The reactions I'm reading online and I'm getting from talking to friends are mixed. On some level people disagree, because as they put it " you should have freedom of choice." But what about Loyalty? It's common to hear about Corporate Responsability, in this case, their responsability to employees in the way of wages, benefits and retirement. But doesn't an employee have some responsability towards the company? If you work for a company, you shouldn't leak confidential trade secrects, right? If you derive your livelyhood from that company, you want to work towards it's sucess, right? So tell me, what is the motivation of a Ford/GM/Chrysler employee to buy a vehicle made by a competitor? There was the one employee quoted in the original newspaper article saying he bought a Chrysler because he got a better deal, more "bang for his buck." I find that a difficult one to swallow. It's common knowledge that each manufacturer extends "employee discounts" and I had read recently that UAW employees recieve a voucher worth a further $1,000 towards the purchase of a new car. I'm sure that employees also qualify for better than average financing rates.

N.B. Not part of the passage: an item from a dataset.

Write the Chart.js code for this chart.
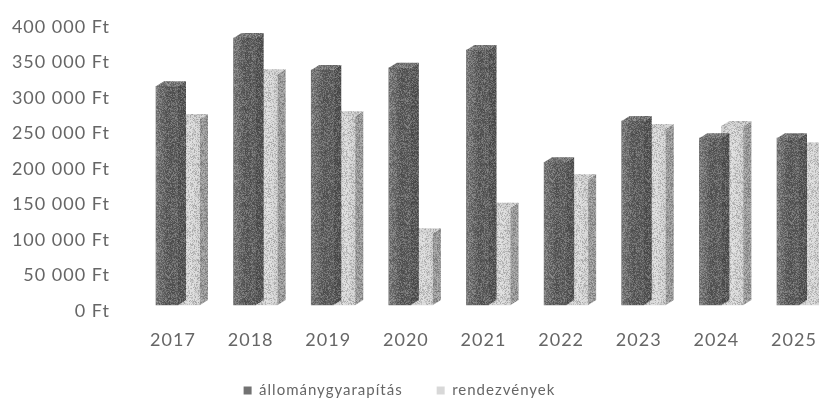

You want Freedom of Choice? Go right ahead, drive your Hyundai, Honda, Toyota or whatever to your job at Ford/GM/Chrysler. But when things get bad, and you end up on a picket line, or even worse unemployement line, then don't bitch that the company let you down. You have a responsability to the company, it's a two way street my friend. You let the company down.
If I had my say, any UAW member who drove a car made by non-union plants would be kicked out of the union. Many unions have conditions for "Membership in Good Standing" and this could be one. And any employee (union or not) of my company who bought a competitors car would find himself on the wrong side of the fence. Loyalty counts for something. I would expect employee peer pressure to help keep this in check also. After all, your co-worker who drives the Honda, is taking food off of your table.
And you can delude yourself with words like freedom of choice, and your "right to spend your money," but when the chips fall, it's your ass that's going to be out of work, not mine. Ideals are nice, but reality bites you in the ass. And the reality is if you don't support your company, they don't need to support you.